“Just Us: An American Conversation” is a collage of poems, charts, facts, quotes, essays and musings about racism and the failure of Americans to reckon with this centuries-old issue which has hobbled the nation. In today’s atmosphere of combative racism and public resistance, Rankine takes a different approach by addressing the subject personally and non-pugnaciously.
Rankine is a professor of poetry at Yale University and primarily associates with White people in her professional and home settings. The Jamaican immigrant, who is married to a White man, draws upon her life as a Black scholar and Black citizen to express her views about Whiteness. Using a wide variety of genres, she explores in a non-polemic way the racial divide in the United States and imagines the possible outcomes of multiracial conversations.
Unlike Kendi’s “How to Be an Anti-racist” or DiAngelo’s “White Fragility,” the book is not an argument but instead a call for serious dialogue about the deep-seated sin of racism that needs to be addressed for the sake of all.

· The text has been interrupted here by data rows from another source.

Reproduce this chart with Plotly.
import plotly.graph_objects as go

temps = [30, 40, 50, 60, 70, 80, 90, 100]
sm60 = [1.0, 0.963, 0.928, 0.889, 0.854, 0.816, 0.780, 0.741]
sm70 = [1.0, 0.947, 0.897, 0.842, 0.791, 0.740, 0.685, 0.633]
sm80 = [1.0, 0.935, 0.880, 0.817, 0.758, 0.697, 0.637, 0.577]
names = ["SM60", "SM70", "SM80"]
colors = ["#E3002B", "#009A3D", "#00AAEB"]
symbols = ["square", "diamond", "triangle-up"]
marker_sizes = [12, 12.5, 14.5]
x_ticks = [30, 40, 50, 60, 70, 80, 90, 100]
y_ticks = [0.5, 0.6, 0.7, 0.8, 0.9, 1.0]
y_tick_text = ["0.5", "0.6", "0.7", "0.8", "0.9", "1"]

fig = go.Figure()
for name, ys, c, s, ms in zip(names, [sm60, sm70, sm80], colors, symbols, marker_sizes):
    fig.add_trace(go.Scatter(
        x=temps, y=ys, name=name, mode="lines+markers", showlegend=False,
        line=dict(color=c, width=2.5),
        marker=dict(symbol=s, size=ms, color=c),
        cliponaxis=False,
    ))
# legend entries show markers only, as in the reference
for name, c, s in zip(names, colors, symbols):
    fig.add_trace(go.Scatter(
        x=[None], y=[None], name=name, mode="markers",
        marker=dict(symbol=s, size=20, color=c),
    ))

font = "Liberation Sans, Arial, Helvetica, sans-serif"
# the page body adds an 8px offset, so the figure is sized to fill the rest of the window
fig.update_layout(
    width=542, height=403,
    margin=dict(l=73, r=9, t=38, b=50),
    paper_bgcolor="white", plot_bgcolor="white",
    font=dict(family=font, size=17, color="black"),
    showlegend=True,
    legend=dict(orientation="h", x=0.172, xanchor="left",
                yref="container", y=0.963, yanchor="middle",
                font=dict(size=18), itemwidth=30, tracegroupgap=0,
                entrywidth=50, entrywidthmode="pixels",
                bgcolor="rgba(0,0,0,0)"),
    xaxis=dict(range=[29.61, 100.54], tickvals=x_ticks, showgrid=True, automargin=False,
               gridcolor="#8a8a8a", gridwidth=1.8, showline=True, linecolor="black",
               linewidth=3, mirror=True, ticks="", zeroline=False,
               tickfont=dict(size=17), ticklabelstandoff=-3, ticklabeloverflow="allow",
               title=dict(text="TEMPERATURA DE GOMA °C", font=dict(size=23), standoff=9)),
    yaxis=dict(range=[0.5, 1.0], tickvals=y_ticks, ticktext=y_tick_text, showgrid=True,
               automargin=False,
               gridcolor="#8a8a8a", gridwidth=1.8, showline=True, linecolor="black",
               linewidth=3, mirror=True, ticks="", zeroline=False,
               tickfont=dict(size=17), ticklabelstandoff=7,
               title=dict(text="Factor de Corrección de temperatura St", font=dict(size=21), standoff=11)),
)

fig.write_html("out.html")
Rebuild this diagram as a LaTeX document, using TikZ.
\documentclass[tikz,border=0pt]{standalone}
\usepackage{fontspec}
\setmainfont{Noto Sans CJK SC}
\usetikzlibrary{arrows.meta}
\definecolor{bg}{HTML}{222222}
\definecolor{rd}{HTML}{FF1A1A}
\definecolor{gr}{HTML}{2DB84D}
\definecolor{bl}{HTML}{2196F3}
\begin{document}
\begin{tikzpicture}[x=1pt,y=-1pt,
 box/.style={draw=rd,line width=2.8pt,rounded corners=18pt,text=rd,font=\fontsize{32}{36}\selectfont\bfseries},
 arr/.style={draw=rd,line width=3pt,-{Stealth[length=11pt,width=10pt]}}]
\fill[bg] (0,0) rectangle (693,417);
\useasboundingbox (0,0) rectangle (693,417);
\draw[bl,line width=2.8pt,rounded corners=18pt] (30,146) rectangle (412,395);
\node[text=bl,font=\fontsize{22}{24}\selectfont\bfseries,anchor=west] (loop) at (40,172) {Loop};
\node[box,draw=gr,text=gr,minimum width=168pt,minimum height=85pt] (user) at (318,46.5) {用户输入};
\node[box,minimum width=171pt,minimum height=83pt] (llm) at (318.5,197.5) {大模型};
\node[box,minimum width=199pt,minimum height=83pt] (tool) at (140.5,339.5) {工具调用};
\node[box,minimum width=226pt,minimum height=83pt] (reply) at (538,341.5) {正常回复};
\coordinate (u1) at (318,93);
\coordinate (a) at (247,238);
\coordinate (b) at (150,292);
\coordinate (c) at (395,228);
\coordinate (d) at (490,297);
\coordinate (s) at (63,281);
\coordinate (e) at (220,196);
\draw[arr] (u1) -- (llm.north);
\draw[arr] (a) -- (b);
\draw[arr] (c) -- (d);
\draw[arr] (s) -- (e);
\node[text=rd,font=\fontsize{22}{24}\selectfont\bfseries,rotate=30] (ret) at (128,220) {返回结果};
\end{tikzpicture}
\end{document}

Rankine encourages Blacks and Whites to engage with one another rather than harangue—to converse civilly about the historical and sociological “hand” life has dealt each of us. Rather than chastise Whiteness, she invites White and Black people to consider how dependent their lives are on their racial appearance and history.
“I was always aware that my value in our culture's eyes is determined by my skin color first and foremost,” she says. The same is true for White people however unaware of that reality they may be. She is curious about, and longs to arrange possibly uncomfortable conversations with White people, about how they perceive their Whiteness.
Her examples of White microaggressions are especially hard hitting and illuminating. She tells personal stories of being victimized because she is a Black woman. In one case, she is waiting in line for a first-class seat in an airport when a White woman cuts in front of her. She asks the woman whether she noticed that she was standing in line. The woman claims she made a mistake, but did she really? Later, in another line at the airport, a group of White men form their own parallel line to get on a plane. They treat their strategy as a joke. Rankine makes the point that such silent microaggressions happen to Black women all the time.
One of her more developed essays is about how much Whiteness is valued in our society. She considers the importance of fair skin color and blonde hair in the U.S. She wonders why Black women bleach their hair blonde and what that means. She queries why members of the Latin community consider themselves White, rather than Black. She asks why Whites take credit for President Obama's election when exit polls indicate the majority of Whites voted for John McCain?
Rankine discloses with disarming honesty the fissures within her marriage because she and her White husband view issues such as “White privilege” and “Black lives matter” differently. Her husband disappoints her when he responds to her accounts of frustrating exchanges with strangers. He typically reverts to clichés: “’They’re just defensive,” he said. “‘White Fragility,’ he added with a laugh.”
This explanation does not satisfy Rankine. She states, “This white man who has spent the past twenty-five years in the world alongside me believes he understands and recognizes his own privilege. Certainly, he knows the right terminology to use, even when these agreed-upon terms prevent us from stumbling into moments of real recognition.”
The book’s layout is unique. Like a split screen, the right-hand page holds Rankine’s remarks while the left-hand page presents repetitions of key phrases, notes and fact checks supporting claims she makes in the right-hand text. For example, on one right-hand page Rankine states that Whites are much better off than Blacks economically, Whites with high school diplomas are better off than Blacks with college degrees, and due to the Great Recession, the wealth gap between the races has grown worse since 2008. On the facing page, she provides a fact check of her data and cites sources to defend them.
The author encourages Whites and Blacks to begin conversations that might move the U.S. forward from this divisive, militant time. She invites people to stay in the room when conversations become unpleasant and to be more concerned about remaining together in dialog rather than being right. Her approach may not seem present-day or innovative, but her persistent, thoughtful questioning and her encouragement for Americans to engage in serious, even discomfiting, conversations about racism is smart, profound, and hopeful.